This week I had conversations… electronic conversations… with two professional teacher friends back in the United States.  One teacher friend is teaching in a huge school.  He is one of 6 third grade teachers!  They have 1,400 students in Kindergarten to 8th grade.  I tried to wrap my brain around that.  We have 6 teachers FOR THE ENTIRE PRIMARY DEPARTMENT at our school.  We have 126 students between Kindergarten and 12th grade.  My son is one of two Seniors.  We have one lone 9th grader.

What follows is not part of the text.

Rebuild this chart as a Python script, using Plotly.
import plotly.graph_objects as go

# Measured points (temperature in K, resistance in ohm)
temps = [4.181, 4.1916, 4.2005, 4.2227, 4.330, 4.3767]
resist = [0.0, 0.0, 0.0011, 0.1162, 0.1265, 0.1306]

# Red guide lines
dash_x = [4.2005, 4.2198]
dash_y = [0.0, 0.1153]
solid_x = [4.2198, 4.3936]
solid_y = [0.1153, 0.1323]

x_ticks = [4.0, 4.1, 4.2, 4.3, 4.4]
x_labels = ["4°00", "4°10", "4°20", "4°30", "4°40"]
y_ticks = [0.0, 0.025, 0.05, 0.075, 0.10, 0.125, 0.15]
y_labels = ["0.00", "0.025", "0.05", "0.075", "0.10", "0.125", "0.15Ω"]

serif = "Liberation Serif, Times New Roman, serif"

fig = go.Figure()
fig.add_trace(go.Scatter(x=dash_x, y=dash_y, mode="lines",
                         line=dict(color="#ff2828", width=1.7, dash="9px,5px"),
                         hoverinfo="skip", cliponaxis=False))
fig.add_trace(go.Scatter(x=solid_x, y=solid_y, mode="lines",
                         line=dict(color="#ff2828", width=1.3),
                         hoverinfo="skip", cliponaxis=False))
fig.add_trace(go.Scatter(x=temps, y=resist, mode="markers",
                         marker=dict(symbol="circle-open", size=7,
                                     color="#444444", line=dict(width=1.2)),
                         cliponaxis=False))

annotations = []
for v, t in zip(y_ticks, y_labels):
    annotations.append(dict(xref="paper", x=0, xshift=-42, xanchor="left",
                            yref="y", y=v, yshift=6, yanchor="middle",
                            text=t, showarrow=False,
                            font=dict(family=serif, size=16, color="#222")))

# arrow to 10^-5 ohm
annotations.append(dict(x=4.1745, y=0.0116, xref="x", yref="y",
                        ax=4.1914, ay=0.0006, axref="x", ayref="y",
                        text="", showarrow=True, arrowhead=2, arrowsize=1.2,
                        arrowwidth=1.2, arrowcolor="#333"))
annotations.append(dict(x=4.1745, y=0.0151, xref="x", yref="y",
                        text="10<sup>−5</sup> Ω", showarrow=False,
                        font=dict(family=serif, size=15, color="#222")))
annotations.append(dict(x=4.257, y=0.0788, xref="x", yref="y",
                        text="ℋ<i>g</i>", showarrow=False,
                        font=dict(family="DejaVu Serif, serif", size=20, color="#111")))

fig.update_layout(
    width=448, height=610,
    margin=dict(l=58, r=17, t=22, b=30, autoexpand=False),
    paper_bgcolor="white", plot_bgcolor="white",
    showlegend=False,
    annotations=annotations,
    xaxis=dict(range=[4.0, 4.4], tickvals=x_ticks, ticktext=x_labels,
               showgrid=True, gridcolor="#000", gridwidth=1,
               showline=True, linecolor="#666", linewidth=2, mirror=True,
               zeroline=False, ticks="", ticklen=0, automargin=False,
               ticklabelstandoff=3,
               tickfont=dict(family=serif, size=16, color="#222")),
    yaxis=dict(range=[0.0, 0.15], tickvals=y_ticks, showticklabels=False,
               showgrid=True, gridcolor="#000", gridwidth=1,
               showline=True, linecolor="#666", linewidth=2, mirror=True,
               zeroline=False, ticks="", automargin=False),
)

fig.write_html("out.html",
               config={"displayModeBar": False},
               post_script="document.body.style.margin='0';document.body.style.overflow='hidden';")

Photo credit: boltron- / Foter / CC BY-NC

Photo credit: boltron- / Foter / CC BY-NC

The other teacher I spoke with was telling me that her district is starting an new 1 to 1 iPad instruction program.  Every kid will get an iPad and the teachers will use technology to teach them.  She has 45 kids with iPads and she’s looking for ways to use the technology.  She asked if we could set up pen pals for her students.  Can you imagine giving an iPad to a Kindergartener?  How many minutes will it take for them to drop it the first time?  How many will be ruined with spilled juice or sticky fingers?  What a waste of money.

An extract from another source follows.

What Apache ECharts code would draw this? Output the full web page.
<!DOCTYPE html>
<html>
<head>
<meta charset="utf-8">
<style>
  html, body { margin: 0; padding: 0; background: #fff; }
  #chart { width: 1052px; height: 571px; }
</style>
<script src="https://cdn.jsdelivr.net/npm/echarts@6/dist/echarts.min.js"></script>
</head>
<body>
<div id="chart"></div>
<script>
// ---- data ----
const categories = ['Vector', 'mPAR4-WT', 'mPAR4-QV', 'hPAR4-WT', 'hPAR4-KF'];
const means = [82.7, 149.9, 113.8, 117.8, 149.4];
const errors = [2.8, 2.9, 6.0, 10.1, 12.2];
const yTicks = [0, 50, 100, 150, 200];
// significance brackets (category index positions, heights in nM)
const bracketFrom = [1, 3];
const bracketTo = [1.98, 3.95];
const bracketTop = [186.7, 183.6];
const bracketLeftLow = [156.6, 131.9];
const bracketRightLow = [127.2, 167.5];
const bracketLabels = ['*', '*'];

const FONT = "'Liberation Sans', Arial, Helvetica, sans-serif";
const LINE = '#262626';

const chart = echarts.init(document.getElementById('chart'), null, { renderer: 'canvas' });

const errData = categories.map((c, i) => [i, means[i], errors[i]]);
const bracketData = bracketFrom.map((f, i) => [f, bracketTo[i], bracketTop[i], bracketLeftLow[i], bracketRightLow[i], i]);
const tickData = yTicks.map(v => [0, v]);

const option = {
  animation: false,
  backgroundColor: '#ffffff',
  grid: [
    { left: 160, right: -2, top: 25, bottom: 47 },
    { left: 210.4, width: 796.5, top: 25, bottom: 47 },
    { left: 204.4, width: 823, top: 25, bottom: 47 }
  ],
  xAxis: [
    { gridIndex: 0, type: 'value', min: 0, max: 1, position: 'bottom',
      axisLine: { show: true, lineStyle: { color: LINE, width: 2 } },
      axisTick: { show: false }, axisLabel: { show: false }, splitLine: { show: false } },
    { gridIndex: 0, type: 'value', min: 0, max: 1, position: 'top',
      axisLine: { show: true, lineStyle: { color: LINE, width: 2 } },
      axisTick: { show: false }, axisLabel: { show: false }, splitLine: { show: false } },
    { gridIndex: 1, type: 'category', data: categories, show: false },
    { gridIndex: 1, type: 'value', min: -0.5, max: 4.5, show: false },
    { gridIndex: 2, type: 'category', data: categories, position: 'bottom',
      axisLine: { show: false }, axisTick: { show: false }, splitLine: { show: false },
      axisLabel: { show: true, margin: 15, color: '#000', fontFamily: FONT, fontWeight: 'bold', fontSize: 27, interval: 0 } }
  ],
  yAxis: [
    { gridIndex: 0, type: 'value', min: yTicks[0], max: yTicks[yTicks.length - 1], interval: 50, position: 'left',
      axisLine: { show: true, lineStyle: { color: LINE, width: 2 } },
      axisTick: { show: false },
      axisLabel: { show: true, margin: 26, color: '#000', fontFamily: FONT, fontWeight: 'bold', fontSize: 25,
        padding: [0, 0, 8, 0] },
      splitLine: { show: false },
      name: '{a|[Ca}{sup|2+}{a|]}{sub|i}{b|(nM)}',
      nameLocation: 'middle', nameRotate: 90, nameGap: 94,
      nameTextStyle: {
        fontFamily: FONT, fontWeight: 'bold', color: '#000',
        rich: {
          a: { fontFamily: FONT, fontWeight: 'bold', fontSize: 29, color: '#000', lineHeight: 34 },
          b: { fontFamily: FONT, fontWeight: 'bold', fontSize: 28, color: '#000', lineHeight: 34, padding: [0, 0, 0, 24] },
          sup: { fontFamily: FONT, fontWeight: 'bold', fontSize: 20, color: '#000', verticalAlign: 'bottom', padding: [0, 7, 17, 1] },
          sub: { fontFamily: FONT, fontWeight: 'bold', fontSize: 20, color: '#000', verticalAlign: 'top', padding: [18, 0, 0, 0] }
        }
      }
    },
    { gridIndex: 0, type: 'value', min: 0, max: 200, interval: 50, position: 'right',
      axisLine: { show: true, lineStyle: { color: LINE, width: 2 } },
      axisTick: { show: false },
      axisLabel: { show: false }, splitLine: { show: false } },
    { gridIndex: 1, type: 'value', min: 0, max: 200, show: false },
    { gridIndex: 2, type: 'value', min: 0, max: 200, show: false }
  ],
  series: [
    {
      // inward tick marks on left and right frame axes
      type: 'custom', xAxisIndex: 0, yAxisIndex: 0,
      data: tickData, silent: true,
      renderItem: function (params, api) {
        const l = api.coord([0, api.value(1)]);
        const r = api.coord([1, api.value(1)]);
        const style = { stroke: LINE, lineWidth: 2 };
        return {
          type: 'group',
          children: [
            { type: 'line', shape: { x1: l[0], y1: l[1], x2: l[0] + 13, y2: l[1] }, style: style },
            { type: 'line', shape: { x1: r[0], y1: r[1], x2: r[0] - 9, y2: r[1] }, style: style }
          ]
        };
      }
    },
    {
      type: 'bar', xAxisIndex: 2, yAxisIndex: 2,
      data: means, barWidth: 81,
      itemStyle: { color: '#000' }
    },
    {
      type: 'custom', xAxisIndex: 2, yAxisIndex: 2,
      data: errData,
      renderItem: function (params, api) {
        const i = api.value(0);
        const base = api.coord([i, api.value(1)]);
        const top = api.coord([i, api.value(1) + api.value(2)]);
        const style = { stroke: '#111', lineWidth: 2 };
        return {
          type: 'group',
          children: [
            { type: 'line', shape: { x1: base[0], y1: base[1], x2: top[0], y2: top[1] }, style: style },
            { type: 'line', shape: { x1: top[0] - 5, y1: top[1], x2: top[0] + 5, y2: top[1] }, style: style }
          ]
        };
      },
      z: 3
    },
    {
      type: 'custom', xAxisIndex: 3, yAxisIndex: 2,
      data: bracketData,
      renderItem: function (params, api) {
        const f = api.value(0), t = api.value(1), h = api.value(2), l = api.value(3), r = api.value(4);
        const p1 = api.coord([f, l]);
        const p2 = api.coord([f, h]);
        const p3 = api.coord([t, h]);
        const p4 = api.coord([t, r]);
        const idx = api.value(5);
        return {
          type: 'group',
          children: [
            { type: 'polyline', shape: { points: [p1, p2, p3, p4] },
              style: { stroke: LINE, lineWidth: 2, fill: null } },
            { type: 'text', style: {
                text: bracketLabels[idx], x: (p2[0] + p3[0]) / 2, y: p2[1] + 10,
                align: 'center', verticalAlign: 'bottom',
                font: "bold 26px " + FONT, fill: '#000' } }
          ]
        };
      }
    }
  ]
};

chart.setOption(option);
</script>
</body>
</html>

So I was talking to my kids about this in the car on the way to school.  I explained that many parents in America wish that their kids had smaller classrooms where their kids could get one on one attention from the teacher, not from an iPad educator.  Many parents wonder why schools don’t just use books to teach kids.  In our school we use a combination of two popular, high quality Christian school curriculums, all book based.  Parents are lamenting the loss of a simpler life.

Can you image a world where the largest class in the whole school is 14 kids?  That’s our school.  Can you picture what a classroom looks like with real books in the desks and on the shelves.  Do you wish your kids had one on one attention throughout the day?  It happens here.  I pointed out to my kids that they have the kind of education that many people in the United States WISH they had for their kids.  Sure they have to wear hot, scratchy uniforms every day, but they have small class sizes, personalized attention from their teachers, and real books to use.  It’s all a matter of perspective. The simple life can be the good life.